»»
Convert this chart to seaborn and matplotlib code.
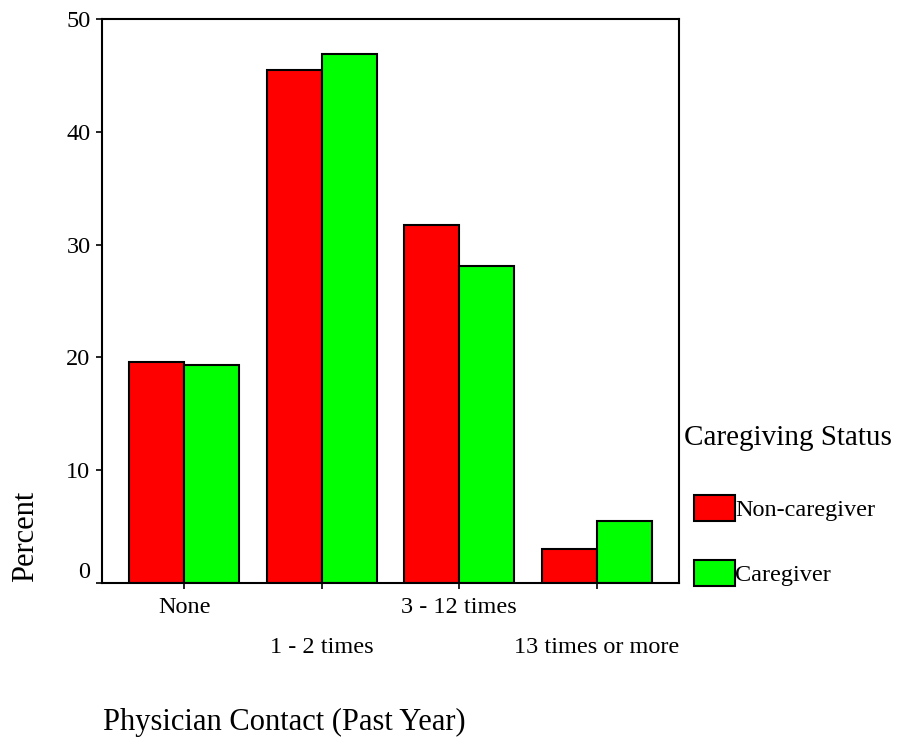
import matplotlib
matplotlib.use("Agg")
import matplotlib.pyplot as plt
import matplotlib.transforms as mtransforms
import seaborn as sns
import pandas as pd
from matplotlib.patches import Patch

categories = ["None", "1 - 2 times", "3 - 12 times", "13 times or more"]
groups = ["Non-caregiver", "Caregiver"]
non_caregiver = [19.6, 45.5, 31.7, 3.0]
caregiver = [19.3, 46.9, 28.1, 5.5]
y_ticks = [0, 10, 20, 30, 40, 50]
colors = ["#FF0000", "#00FF00"]

rows = []
for c, v in zip(categories, non_caregiver):
    rows.append({"Contact": c, "Status": groups[0], "Percent": v})
for c, v in zip(categories, caregiver):
    rows.append({"Contact": c, "Status": groups[1], "Percent": v})
df = pd.DataFrame(rows)

sns.set_style("white")
plt.rcParams['font.family'] = ['Liberation Serif', 'DejaVu Serif']
plt.rcParams['text.color'] = 'black'
plt.rcParams['xtick.color'] = 'black'
plt.rcParams['ytick.color'] = 'black'

fig = plt.figure(figsize=(9, 7.38), dpi=100)
ax = fig.add_axes([102/900, 1-583/738, 577/900, 564/738])

sns.barplot(data=df, x="Contact", y="Percent", hue="Status", order=categories,
            hue_order=groups, palette=colors, saturation=1, width=0.8,
            edgecolor="black", linewidth=1.5, ax=ax, legend=False,
            errorbar=None)

ax.set_xlim(-0.6, 3.6)
ax.set_ylim(0, 50)
ax.set_yticks(y_ticks)
ax.set_yticklabels([str(t) for t in y_ticks], fontsize=17.5)
ax.set_xticks(range(len(categories)))
ax.set_xticklabels(categories, fontsize=17.5)
ax.tick_params(axis="both", direction="out", length=4.3, width=1.2,
               color="black", bottom=True, left=True, labelcolor="black")
ax.tick_params(axis="x", pad=6)
ax.tick_params(axis="y", pad=4)
for s in ax.spines.values():
    s.set_visible(True)
    s.set_color("black")
    s.set_linewidth(1.5)
ax.set_xlabel("")
ax.set_ylabel("")

# stagger the category labels on two rows
for i, lab in enumerate(ax.get_xticklabels()):
    if i % 2 == 1:
        lab.set_transform(lab.get_transform() +
                          mtransforms.ScaledTranslation(0, -40/100, fig.dpi_scale_trans))
# the 0 label sits above its tick
ax.get_yticklabels()[0].set_va("bottom")

fig.text(103/900, 1-730/738, "Physician Contact (Past Year)", fontsize=22,
         ha="left", va="baseline")
fig.text(33/900, 1-582/738, "Percent", fontsize=22, rotation=90,
         rotation_mode="anchor", ha="left", va="baseline")

handles = [Patch(facecolor=colors[i], edgecolor="black", linewidth=1.5, label=g)
           for i, g in enumerate(groups)]
leg = fig.legend(handles=handles, title="Caregiving Status", loc="upper left",
                 bbox_to_anchor=(684/900, 1-425/738), frameon=False,
                 fontsize=17.5, title_fontsize=21, handlelength=1.7,
                 handleheight=1.25, handletextpad=0.0, labelspacing=1.6,
                 borderpad=0.0, borderaxespad=0.0)
leg._legend_box.align = "left"
leg._legend_box.sep = 25
leg._legend_handle_box.pad = 7

fig.savefig("out.png", dpi=100)
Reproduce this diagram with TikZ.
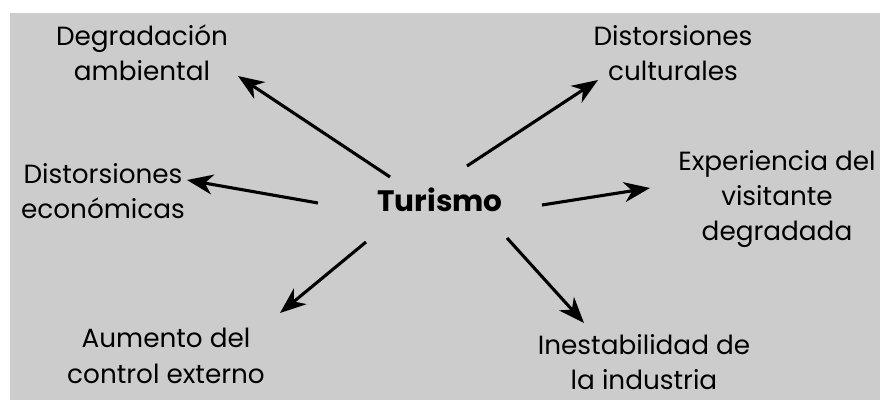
\documentclass[tikz,border=0pt]{standalone}
\usepackage{fontspec}
\setmainfont{Poppins}
\usetikzlibrary{arrows.meta}
\definecolor{fondo}{RGB}{204,204,204}
\begin{document}
\begin{tikzpicture}[x=0.025cm,y=-0.025cm,
	>={Stealth[length=6.5mm,width=5mm,inset=2mm]},
	txt/.style={align=center,inner sep=0pt,font=\fontsize{18.7}{25.2}\selectfont},
	flecha/.style={->,line width=2.2pt}]
	\useasboundingbox (0,0) rectangle (880,400);
	\fill[fondo] (10,13) rectangle (880,400);
	\path
	(440,200) node[txt,font=\fontsize{21}{24}\selectfont\bfseries] (tur) {Turismo}
	(142,53)  node[txt] (deg) {Degradación\\ambiental}
	(673,53)  node[txt] (cul) {Distorsiones\\culturales}
	(103,191) node[txt] (eco) {Distorsiones\\económicas}
	(777,199) node[txt] (exp) {Experiencia del\\visitante\\degradada}
	(166,356) node[txt] (aum) {Aumento del\\control externo}
	(644,362) node[txt] (ine) {Inestabilidad de\\la industria};
	% extremos de las flechas
	\path
	(390,177) coordinate (deg-s) (238,76)  coordinate (deg-e)
	(318,203) coordinate (eco-s) (187,180) coordinate (eco-e)
	(467,166) coordinate (cul-s) (598,80)  coordinate (cul-e)
	(542,205) coordinate (exp-s) (650,188) coordinate (exp-e)
	(366,242) coordinate (aum-s) (280,313) coordinate (aum-e)
	(507,238) coordinate (ine-s) (584,323) coordinate (ine-e);
	\draw[flecha] (deg-s)--(deg-e);
	\draw[flecha] (eco-s)--(eco-e);
	\draw[flecha] (cul-s)--(cul-e);
	\draw[flecha] (exp-s)--(exp-e);
	\draw[flecha] (aum-s)--(aum-e);
	\draw[flecha] (ine-s)--(ine-e);
\end{tikzpicture}
\end{document}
««
_Your objective_
Every line from the start of the listing above through the line with "from matplotlib.patches import Patch" should be repeated exactly; skip the pictures and add nothing else.

_Expected answer_
Convert this chart to seaborn and matplotlib code.
import matplotlib
matplotlib.use("Agg")
import matplotlib.pyplot as plt
import matplotlib.transforms as mtransforms
import seaborn as sns
import pandas as pd
from matplotlib.patches import Patch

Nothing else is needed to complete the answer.